To this end, a recent development in Connecticut provides some guidance. While Connecticut has not yet adopted a state-wide standard for PFAS, in anticipation of the evolving federal Superfund and Drinking Water Standards, Connecticut has announced changes to its Environmental Condition Assessment Form, which is part of its Transfer Act compliance. The form, which is officially required at the end of May 2023, sets out in bullet form a range of circumstances or historical business operations associated with trending emerging contaminants, including PFAS, 1, 4-Dioxane, and Perchlorate, and directs the certifying party and their licensed environmental professional to consider the extent to which the site checks the relevant boxes and then asks if the professionals tested for any emerging contaminants and demands an explanation for a decision not to test.
While not perfect, the Connecticut approach establishes some reasonable parameters to urge parties to take extra consideration for those sites and activities that are likely to have some liability for introducing PFAS into the environment and allows for some understanding if there is an explanation for why a particular site might not require the heightened scrutiny of PFAS testing. For sites outside of Connecticut, this approach can be replicated through a diligent ASTM Phase I inquiry using the new 1537-21 standard and expressly opting to include PFAS as a non-scope consideration.
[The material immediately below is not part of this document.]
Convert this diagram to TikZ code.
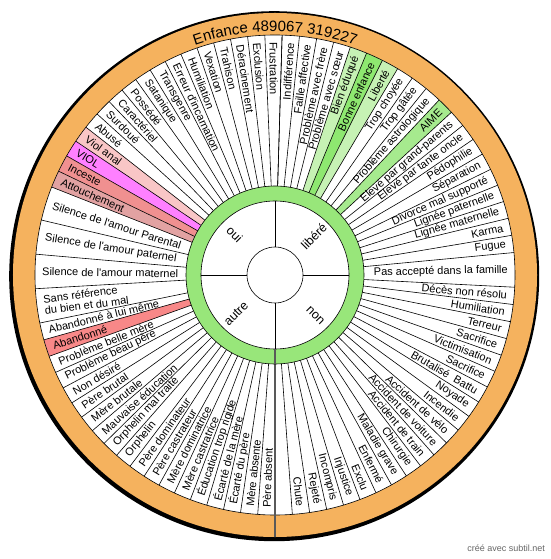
\documentclass[tikz,border=0pt]{standalone}
\usepackage{fontspec}
\setmainfont{Liberation Sans}
\usetikzlibrary{decorations.text}
\definecolor{ringorange}{HTML}{F5B25E}
\definecolor{ringgreen}{HTML}{98E67A}
\definecolor{lgreen}{HTML}{C6F2B4}
\definecolor{bgreen}{HTML}{8EE870}
\definecolor{agreen}{HTML}{A6EA8E}
\definecolor{lpink}{HTML}{F9C6C6}
\definecolor{magviol}{HTML}{FF80FF}
\definecolor{salmon}{HTML}{F09090}
\definecolor{dusty}{HTML}{E2A2A2}
\definecolor{redab}{HTML}{F88888}
\newcommand\uR{4.14651}
\newcommand\uL{4.12955}
\newcommand\wedgeR[3]{%
  \pgfmathsetmacro\aS{88.3-(#1)*\uR}%
  \pgfmathsetmacro\aE{88.3-(#1+#2)*\uR}%
  \fill[#3] (\aS:89) arc[start angle=\aS,end angle=\aE,radius=89] -- (\aE:240) arc[start angle=\aE,end angle=\aS,radius=240] -- cycle;}
\newcommand\wedgeL[3]{%
  \pgfmathsetmacro\aS{88.3+(#1)*\uL}%
  \pgfmathsetmacro\aE{88.3+(#1+#2)*\uL}%
  \fill[#3] (\aS:89) arc[start angle=\aS,end angle=\aE,radius=89] -- (\aE:240) arc[start angle=\aE,end angle=\aS,radius=240] -- cycle;}
\newcommand\segR[3]{%
  \pgfmathsetmacro\aS{88.3-(#1)*\uR}%
  \pgfmathsetmacro\aE{88.3-(#1+#2)*\uR}%
  \pgfmathsetmacro\aM{(\aS+\aE)/2}%
  \draw[segline] (\aS:89) -- (\aS:240);
  \node[lbl,anchor=east,rotate=\aM,align=right] (R#1) at (\aM:234) {#3};}
\newcommand\segL[3]{%
  \pgfmathsetmacro\aS{88.3+(#1)*\uL}%
  \pgfmathsetmacro\aE{88.3+(#1+#2)*\uL}%
  \pgfmathsetmacro\aM{(\aS+\aE)/2}%
  \pgfmathsetmacro\aR{\aM-180}%
  \draw[segline] (\aS:89) -- (\aS:240);
  \node[lbl,anchor=west,rotate=\aR,align=left] (L#1) at (\aM:234) {#3};}
\begin{document}
\begin{tikzpicture}[x=1pt,y=1pt,
  segline/.style={line width=0.6pt,black},
  lbl/.style={font=\fontsize{11}{11.5}\selectfont,inner sep=1pt},
  qlbl/.style={font=\fontsize{12.5}{13}\selectfont,inner sep=0pt}]
\useasboundingbox (-275,-284) rectangle (275,275);
% outer rings
\fill[black] (-0.8,-1.2) circle (265);
\fill[ringorange] (0,0) circle (262);
\fill[white] (0,0) circle (240);
% coloured wedges
\wedgeR{4}{1}{lgreen}
\wedgeR{5}{1}{bgreen}
\wedgeR{6}{1}{lgreen}
\wedgeR{10}{1}{agreen}
\wedgeL{13}{1}{lpink}
\wedgeL{14}{1}{magviol}
\wedgeL{15}{1}{salmon}
\wedgeL{16}{1}{dusty}
\wedgeL{26}{1}{redab}
% right half
\segR{0}{1}{Indifférence}
\segR{1}{1}{Faille affective}
\segR{2}{1}{Problème avec frère}
\segR{3}{1}{Problème avec sœur}
\segR{4}{1}{Bien éduqué}
\segR{5}{1}{Bonne enfance}
\segR{6}{1}{Liberté}
\segR{7}{1}{Trop choyée}
\segR{8}{1}{Trop gâtée}
\segR{9}{1}{Problème astrologique}
\segR{10}{1}{AIME}
\segR{11}{1}{Elevé par grand-parents}
\segR{12}{1}{Elevé par tante oncle}
\segR{13}{1}{Pédophilie}
\segR{14}{1}{Séparation}
\segR{15}{1}{Divorce mal supporté}
\segR{16}{1}{Lignée paternelle}
\segR{17}{1}{Lignée maternelle}
\segR{18}{1}{Karma}
\segR{19}{1}{Fugue}
\segR{20}{2}{Pas accepté dans la famille}
\segR{22}{1}{Décès non résolu}
\segR{23}{1}{Humiliation}
\segR{24}{1}{Terreur}
\segR{25}{1}{Sacrifice}
\segR{26}{1}{Victimisation}
\segR{27}{1}{Sacrifice}
\segR{28}{1}{Brutalisé~~Battu}
\segR{29}{1}{Noyade}
\segR{30}{1}{Incendie}
\segR{31}{1}{Accident de vélo}
\segR{32}{1}{Accident de voiture}
\segR{33}{1}{Accident de train}
\segR{34}{1}{Chirurgie}
\segR{35}{1}{Maladie grave}
\segR{36}{1}{Enfermé}
\segR{37}{1}{Exclu}
\segR{38}{1}{Injustice}
\segR{39}{1}{Incompris}
\segR{40}{1}{Rejeté}
\segR{41}{1}{Chute}
\segR{42}{1}{}
% left half
\segL{0}{1}{Frustration}
\segL{1}{1}{Exclusion}
\segL{2}{1}{Déracinement}
\segL{3}{1}{Trahison}
\segL{4}{1}{Vexation}
\segL{5}{1}{Humiliation}
\segL{6}{1}{Erreur d\textquotesingle incarnation}
\segL{7}{1}{Transgenre}
\segL{8}{1}{Satanique}
\segL{9}{1}{Possédé}
\segL{10}{1}{Caractériel}
\segL{11}{1}{Surdoué}
\segL{12}{1}{Abusé}
\segL{13}{1}{Viol anal}
\segL{14}{1}{VIOL}
\segL{15}{1}{Inceste}
\segL{16}{1}{Attouchement}
\segL{17}{2}{Silence de l\textquotesingle amour Parental}
\segL{19}{2}{Silence de l\textquotesingle amour paternel}
\segL{21}{2}{Silence de l\textquotesingle amour maternel}
\segL{23}{2}{Sans référence\\du bien et du mal}
\segL{25}{1}{Abandonné à lui même}
\segL{26}{1}{Abandonné}
\segL{27}{1}{Problème belle mère}
\segL{28}{1}{Problème beau père}
\segL{29}{1}{Non désiré}
\segL{30}{1}{Père brutal}
\segL{31}{1}{Mère brutale}
\segL{32}{1}{Mauvaise éducation}
\segL{33}{1}{Orphelin mal traité}
\segL{34}{1}{Orphelin}
\segL{35}{1}{Père dominateur}
\segL{36}{1}{Père castrateur}
\segL{37}{1}{Mère dominatrice}
\segL{38}{1}{Mère castratrice}
\segL{39}{1}{Éducation trop rigide}
\segL{40}{1}{Écarté de la mère}
\segL{41}{1}{Écarté du père}
\segL{42}{1}{Mère absente}
\segL{43}{1}{Père absent}
% inner boundary of orange ring
\draw[line width=0.6pt] (0,0) circle (240);
% bottom divider
\coordinate (divA) at (0,-74);
\coordinate (divB) at (0,-262);
\draw[line width=1.2pt,black!65] (divA) -- (divB);
% green ring and centre
\fill[ringgreen] (0,0) circle (89);
\fill[white] (0,0) circle (74);
\draw[line width=0.6pt] (0,0) circle (89);
\draw[line width=0.6pt] (0,0) circle (74);
\draw[line width=1.2pt,black!65] (divA) -- (0,-89);
\node[draw,circle,minimum size=56pt,inner sep=0pt,line width=0.6pt] (ctr) at (0,0) {};
\draw[line width=0.6pt] (ctr.east) -- (74,0);
\draw[line width=0.6pt] (ctr.west) -- (-74,0);
\draw[line width=0.6pt] (ctr.north) -- (0,74);
\draw[line width=0.6pt] (ctr.south) -- (divA);
\node[qlbl,rotate=-45] (qoui) at (135:57) {oui};
\node[qlbl,rotate=45] (qlib) at (45:55) {libéré};
\node[qlbl,rotate=-45] (qnon) at (-45:57) {non};
\node[qlbl,rotate=45] (qaut) at (225:55) {autre};
% title
\path[decorate,decoration={text along path,text align=center,
  text={|\fontsize{15}{16}\selectfont|Enfance 489067 319227}}]
  (125:243.5) arc[start angle=125,end angle=55,radius=243.5];
\node[font=\fontsize{9}{10}\selectfont,text=black!60,anchor=east,inner sep=0pt] (credit) at (270,-273) {créé avec subtil.net};
\end{tikzpicture}
\end{document}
The results of a close site-specific inquiry can provide a good rubric for guiding both buyers and sellers about the prudence of conducting PFAS testing during due diligence. While the data could introduce some uncertainty to the deal, for sites with a logical historic connection to PFAS, knowing the existing contamination can allow parties to structure the transaction and allocate the environmental risk so that the deal can potentially proceed to fruition.